Addresses in sed locate lines of text to which commands will be applied. The addresses can be:

  • A line number (note that sed counts lines continuously across multiple input files).

  • A line number with an interval. The form is n~s, where n is the starting line number and s is the step, or interval, to apply. For example, to match every odd line in the input, the address specification would be 1~2 (start at line 1 and match every two lines thereafter). This feature is a GNU extension to sed.

  • The symbol $, indicating the last line of the last input file.

  • A regular expression delimited by forward slashes (/regex/ ). See Objective 7 for more information on using regular expressions.

Zero, one, or two such addresses can be used with a sed command. If no addresses are given, commands are applied to all input lines by default. If a single address is given, commands are applied only to a line or lines matching the address. If two comma-separated addresses are given, an inclusive range is implied. Finally, any address may be followed by the ! character, and commands are applied to lines that do not match the address.

Commands

The sed command immediately follows the address specification if present. Commands generally consist of a single letter or symbol, unless they have arguments. Following are some basic sed editing commands to get you started.

d

Delete lines.

s

Make substitutions.This is a very popular sed command. The syntax is:

s/pattern/replacement/[flags]

The following flags can be specified for the s command:

g

Replace all instances of pattern, not just the first.

n

Replace n th instance of pattern; the default is 1.

p

Print the line if a successful substitution is done. Generally used with the -n command-line option.

w file

Print the line to file if a successful substitution is done.

y

Translate characters. This command works in a fashion similar to the tr command, described earlier.

Example 1

Delete lines 3 through 5 of file1:

$ sed '3,5d' file1

Example 2

Delete lines of file1 that contain a # at the beginning of the line:

$ sed '/^#/d' file1

Example 3

Translate characters:

y/abc/xyz/

Every instance of a is translated to x, b to y, and c to z.

Example 4

Write the @ symbol for all empty lines in file1 (that is, lines with only a newline character but nothing more):

$ sed 's/^$/@/' file1

Example 5

Remove all double quotation marks from all lines in file1:

$ sed 's/"//g' file1

Example 6

Using sed commands from external file sedcmds, replace the third and fourth double quotation marks with ( and ) on lines 1 through 10 in file1. Make no changes from line 11 to the end of the file.
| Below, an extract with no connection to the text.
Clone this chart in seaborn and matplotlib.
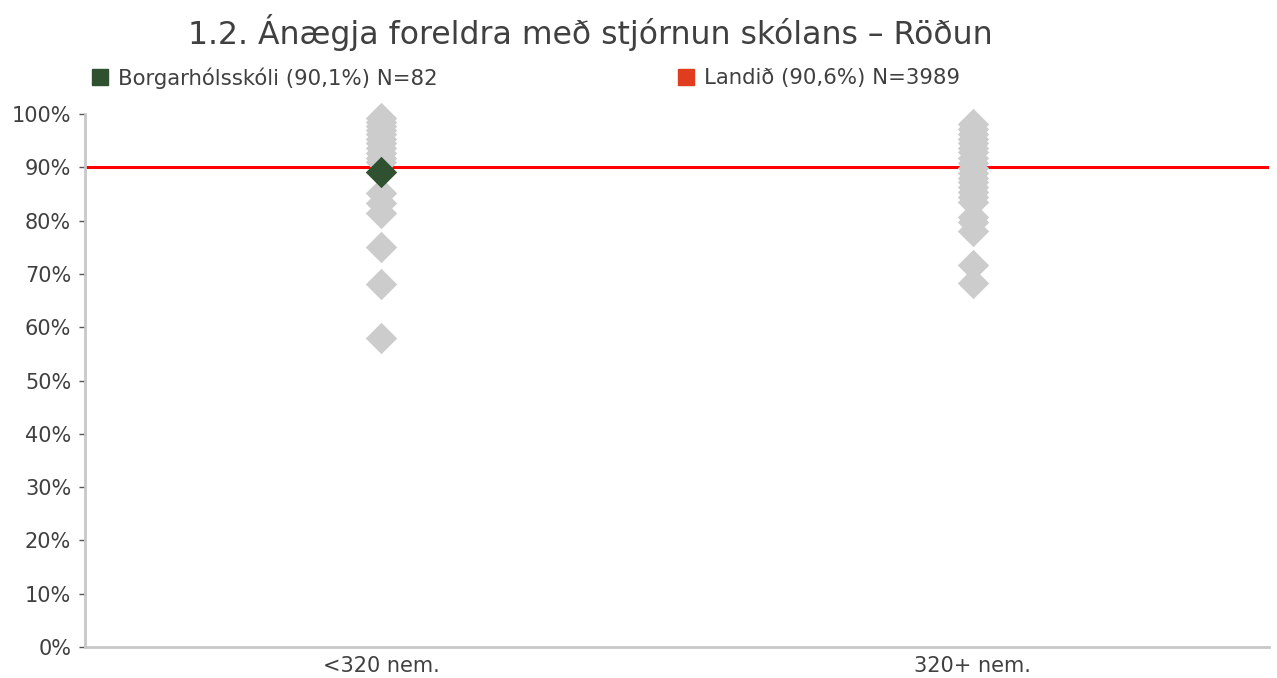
import pandas as pd
import matplotlib.pyplot as plt
import matplotlib.ticker as mticker
from matplotlib.lines import Line2D
import seaborn as sns

# Gögn lesin af myndinni
groups = ["<320 nem.", "320+ nem."]
small_schools = [99.2, 98.6, 97.8, 97.0, 96.2, 95.4, 94.5, 93.6, 92.7, 91.8, 91.0,
                 85.2, 83.3, 81.4, 75.0, 68.1, 58.0]
large_schools = [98.1, 97.2, 96.3, 95.4, 94.6, 93.7, 92.8, 91.8, 90.8, 89.9, 89.0,
                 88.1, 87.2, 86.3, 85.3, 84.4, 83.5, 80.6, 79.7, 78.0, 71.7, 68.4]
school_group = "<320 nem."
school_value = 89.1
line_value = 90.1
legend_labels = ["Borgarhólsskóli (90,1%) N=82", "Landið (90,6%) N=3989"]
title = "1.2. Ánægja foreldra með stjórnun skólans – Röðun"

sns.set_style("white")
plt.rcParams["font.family"] = ["DejaVu Sans"]

df_others = pd.DataFrame({
    "group": [groups[0]] * len(small_schools) + [groups[1]] * len(large_schools),
    "value": [v / 100 for v in small_schools + large_schools],
})
df_school = pd.DataFrame({"group": [school_group], "value": [school_value / 100]})

fig = plt.figure(figsize=(12.77, 6.78), dpi=100)
ax = fig.add_axes([0.0666, 0.0457, 0.927, 0.786])

ax.axhline(line_value / 100, color="#ff0000", lw=2.2, zorder=1)
sns.stripplot(data=df_others, x="group", y="value", order=groups, jitter=False,
              marker="D", size=16, color="#cccccc", linewidth=0, ax=ax, zorder=2)
sns.stripplot(data=df_school, x="group", y="value", order=groups, jitter=False,
              marker="D", size=16, color="#2f5130", linewidth=0, ax=ax, zorder=3)
for c in ax.collections:
    c.set_clip_on(False)

ax.set_xlim(-0.5, 1.5)
ax.set_ylim(0, 1)
ax.yaxis.set_major_locator(mticker.MultipleLocator(0.1))
ax.yaxis.set_major_formatter(mticker.PercentFormatter(1.0, decimals=0))
ax.set_xlabel("")
ax.set_ylabel("")

for side in ["top", "right"]:
    ax.spines[side].set_visible(False)
for side in ["left", "bottom"]:
    ax.spines[side].set_color("#c8c8c8")
    ax.spines[side].set_linewidth(2)

ax.tick_params(axis="y", left=True, length=4, width=1, color="#555555",
               labelsize=15, labelcolor="#404040", pad=6)
ax.tick_params(axis="x", bottom=False, labelsize=15, labelcolor="#404040", pad=3)

fig.text(0.462, 0.952, title, ha="center", va="center", fontsize=22.7, color="#404040")

h1 = Line2D([], [], marker="s", color="#2f5130", linestyle="", markersize=11.5)
h2 = Line2D([], [], marker="s", color="#e03c1e", linestyle="", markersize=11.5)
fig.legend([h1], [legend_labels[0]], loc="center left", bbox_to_anchor=(0.055, 0.885),
           frameon=False, fontsize=15.3, handletextpad=0.35, handlelength=1.0,
           labelcolor="#404040")
fig.legend([h2], [legend_labels[1]], loc="center left", bbox_to_anchor=(0.514, 0.885),
           frameon=False, fontsize=15.3, handletextpad=0.35, handlelength=1.0,
           labelcolor="#404040")

fig.savefig("out.png", dpi=100)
Script file sedcmds contains:

1,10{
s/"/(/3
s/"/)/4
}

The command is executed using the -f option:

$ sed -f sedcmds file1

This example employs the positional flag for the s (substitute) command. The first of the two commands substitutes ( for the third double-quote character. The next command substitutes ) for the fourth double-quote character. Note, however, that the position count is interpreted independently for each subsequent command in the script. This is important because each command operates on the results of the commands preceding it. In this example, since the third double quote has been replaced with ( , it is no longer counted as a double quote by the second command. Thus, the second command will operate on the fifth double quote character in the original file1. If the input line starts out with:

""""""

after the first command, which operates on the third double quote, the result is:

""("""

At this point, the numbering of the double-quote characters has changed, and the fourth double quote in the line is now the fifth character. Thus, after the second command executes, the output is:

""(")"

As you can see, creating scripts with sed requires that the sequential nature of the command execution be kept in mind.

If you find yourself making repetitive changes to many files on a regular basis, a sed script is probably warranted. Many more commands are available in sed than are listed here.